On Mon, 2016-02-15 at 18:15 -0800, Jason Low wrote:
> On Fri, 2016-02-12 at 14:14 -0800, Davidlohr Bueso wrote:
> > On Fri, 12 Feb 2016, Peter Zijlstra wrote:
> >
> > >On Fri, Feb 12, 2016 at 12:32:12PM -0500, Waiman Long wrote:
> > >> static bool mutex_optimistic_spin(struct mutex *lock,
> > >> + struct ww_acquire_ctx *ww_ctx,
> > >> + const bool use_ww_ctx, int waiter)
> > >> {
> > >> struct task_struct *task = current;
> > >> + bool acquired = false;
> > >>
> > >> + if (!waiter) {
> > >> + if (!mutex_can_spin_on_owner(lock))
> > >> + goto done;
> > >
> > >Why doesn't the waiter have to check mutex_can_spin_on_owner() ?
> >
> > afaict because mutex_can_spin_on_owner() fails immediately when the counter
> > is -1, which is a nono for the waiters case.
>
> mutex_can_spin_on_owner() returns false if the task needs to reschedule
> or if the lock owner is not on_cpu. In either case, the task will end up
> not spinning when it enters the spin loop.
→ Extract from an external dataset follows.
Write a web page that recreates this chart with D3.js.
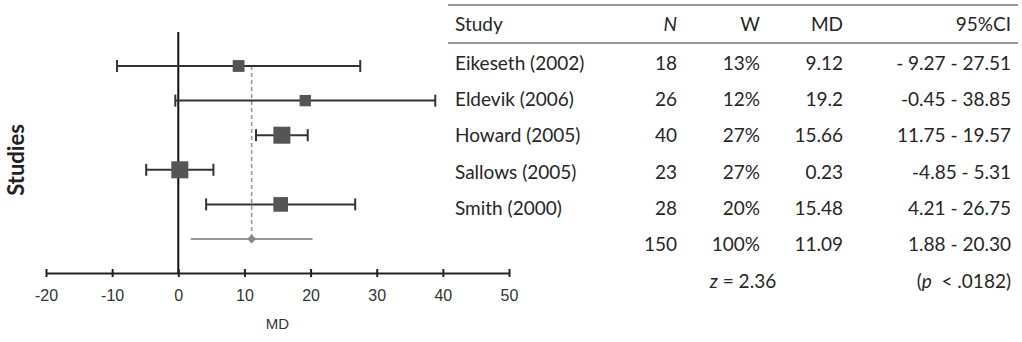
<!DOCTYPE html>
<html lang="en">

<head>
    <meta charset="UTF-8">
    <title>Forest plot</title>
    <script src="https://d3js.org/d3.v7.min.js"></script>
    <style>
        body { margin: 0; background: #fff; }
        .tbl { font-family: Lato, "Open Sans", sans-serif; font-size: 19px; fill: #262626; }
        .axis path, .axis line { stroke: #222; stroke-width: 2px; }
    </style>
</head>

<body>
    <svg></svg>
</body>

<script>
    // data
    const studies = ["Eikeseth (2002)", "Eldevik (2006)", "Howard (2005)", "Sallows (2005)", "Smith (2000)"];
    const nVals = [18, 26, 40, 23, 28];
    const weights = [13, 12, 27, 27, 20];
    const md = [9.12, 19.2, 15.66, 0.23, 15.48];
    const ciLow = [-9.27, -0.45, 11.75, -4.85, 4.21];
    const ciHigh = [27.51, 38.85, 19.57, 5.31, 26.75];
    const mdLabels = ["9.12", "19.2", "15.66", "0.23", "15.48"];
    const ciLabels = ["- 9.27 - 27.51", "-0.45 - 38.85", "11.75 - 19.57", "-4.85 - 5.31", "4.21 - 26.75"];

    // pooled result
    const totalN = 150, totalW = 100, pooledMD = 11.09, pooledLow = 1.88, pooledHigh = 20.30;
    const zLabel = "2.36", pLabel = ".0182";

    const xTicks = [-20, -10, 0, 10, 20, 30, 40, 50];

    const W = 1022, H = 342;
    const svg = d3.select("svg").attr("width", W).attr("height", H);

    const x = d3.scaleLinear().domain([-20, 50]).range([46, 509]);
    const rows = studies.concat(["Pooled"]);
    const y = d3.scalePoint().domain(rows).range([66, 239]);
    const size = d3.scaleSqrt().domain([0, 27]).range([0, 17]);
    const axisY = 273;

    // zero line
    svg.append("line")
        .attr("x1", x(0)).attr("x2", x(0))
        .attr("y1", 32).attr("y2", axisY)
        .attr("stroke", "#111").attr("stroke-width", 2);

    // dashed pooled line
    svg.append("line")
        .attr("x1", x(pooledMD)).attr("x2", x(pooledMD))
        .attr("y1", y(studies[0])).attr("y2", y("Pooled"))
        .attr("stroke", "#999").attr("stroke-width", 1.6)
        .attr("stroke-dasharray", "4,3");

    // axis
    const axis = svg.append("g")
        .attr("class", "axis")
        .attr("transform", `translate(0,${axisY})`)
        .call(d3.axisBottom(x).tickValues(xTicks).tickFormat(d => String(d))
            .tickSizeOuter(0).tickSizeInner(4).tickPadding(13))
        .attr("font-family", "'Liberation Sans', Arial, sans-serif")
        .attr("font-size", 16);
    axis.selectAll(".tick line").attr("y1", -4).attr("y2", 4);
    axis.selectAll(".tick text").attr("fill", "#333");

    svg.append("text")
        .attr("x", x(15)).attr("y", 323)
        .attr("text-anchor", "middle").attr("dominant-baseline", "central")
        .style("font-family", "'Liberation Sans', Arial, sans-serif")
        .style("font-size", "15px").style("fill", "#333")
        .text("MD");

    svg.append("text")
        .attr("transform", "translate(15,160) rotate(-90)")
        .attr("text-anchor", "middle").attr("dominant-baseline", "central")
        .style("font-family", "Lato, sans-serif")
        .style("font-size", "22px").style("font-weight", "bold").style("fill", "#222")
        .text("Studies");

    // study CIs
    const g = svg.selectAll(".study")
        .data(studies)
        .enter().append("g")
        .attr("class", "study");

    g.append("line")
        .attr("x1", (d, i) => x(ciLow[i])).attr("x2", (d, i) => x(ciHigh[i]))
        .attr("y1", d => y(d)).attr("y2", d => y(d))
        .attr("stroke", "#333").attr("stroke-width", 2);
    g.append("line")
        .attr("x1", (d, i) => x(ciLow[i])).attr("x2", (d, i) => x(ciLow[i]))
        .attr("y1", d => y(d) - 6).attr("y2", d => y(d) + 6)
        .attr("stroke", "#333").attr("stroke-width", 2);
    g.append("line")
        .attr("x1", (d, i) => x(ciHigh[i])).attr("x2", (d, i) => x(ciHigh[i]))
        .attr("y1", d => y(d) - 6).attr("y2", d => y(d) + 6)
        .attr("stroke", "#333").attr("stroke-width", 2);
    g.append("rect")
        .attr("x", (d, i) => x(md[i]) - size(weights[i]) / 2)
        .attr("y", (d, i) => y(d) - size(weights[i]) / 2)
        .attr("width", (d, i) => size(weights[i]))
        .attr("height", (d, i) => size(weights[i]))
        .attr("fill", "#555");

    // pooled estimate
    svg.append("line")
        .attr("x1", x(pooledLow)).attr("x2", x(pooledHigh))
        .attr("y1", y("Pooled")).attr("y2", y("Pooled"))
        .attr("stroke", "#999").attr("stroke-width", 2);
    svg.append("path")
        .attr("d", d3.symbol(d3.symbolDiamond2, 50)())
        .attr("transform", `translate(${x(pooledMD)},${y("Pooled")})`)
        .attr("fill", "#888");

    // table
    const tx = { study: 455, n: 677, w: 760, md: 843, ci: 1011 };
    const ty = d3.scalePoint().domain(d3.range(7)).range([62, 280]);
    const tbl = svg.append("g").attr("class", "tbl");

    tbl.append("line").attr("x1", 448).attr("x2", 1018).attr("y1", 5).attr("y2", 5)
        .attr("stroke", "#999").attr("stroke-width", 2);
    tbl.append("line").attr("x1", 448).attr("x2", 1018).attr("y1", 43).attr("y2", 43)
        .attr("stroke", "#999").attr("stroke-width", 2);

    function cell(xp, yp, txt, anchor) {
        return tbl.append("text")
            .attr("x", xp).attr("y", yp)
            .attr("text-anchor", anchor || "end")
            .attr("dominant-baseline", "central")
            .text(txt);
    }

    cell(tx.study, 23, "Study", "start");
    cell(tx.n, 23, "N").style("font-style", "italic");
    cell(tx.w, 23, "W");
    cell(tx.md, 23, "MD");
    cell(tx.ci, 23, "95%CI");

    studies.forEach((s, i) => {
        cell(tx.study, ty(i), s, "start");
        cell(tx.n, ty(i), nVals[i]);
        cell(tx.w, ty(i), weights[i] + "%");
        cell(tx.md, ty(i), mdLabels[i]);
        cell(tx.ci, ty(i), ciLabels[i]);
    });

    cell(tx.n, ty(5), totalN);
    cell(tx.w, ty(5), totalW + "%");
    cell(tx.md, ty(5), pooledMD.toFixed(2));
    cell(tx.ci, ty(5), pooledLow.toFixed(2) + " - " + pooledHigh.toFixed(2));

    const zt = cell(743, ty(6), "", "middle");
    zt.append("tspan").style("font-style", "italic").text("z");
    zt.append("tspan").text(" = " + zLabel);

    const pt = cell(tx.ci, ty(6), "");
    pt.append("tspan").text("(");
    pt.append("tspan").style("font-style", "italic").text("p");
    pt.append("tspan").text("\u00a0\u00a0< " + pLabel + ")");
</script>

</html>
So it makes sense if the
> waiter also checks mutex_can_spin_on_owner() so that the optimistic spin
> queue overhead can be avoided in those cases.
Actually, since waiters bypass the optimistic spin queue, that means the
the mutex_can_spin_on_owner() isn't really beneficial. So Waiman is
right in that it's fine to skip this in the waiter case.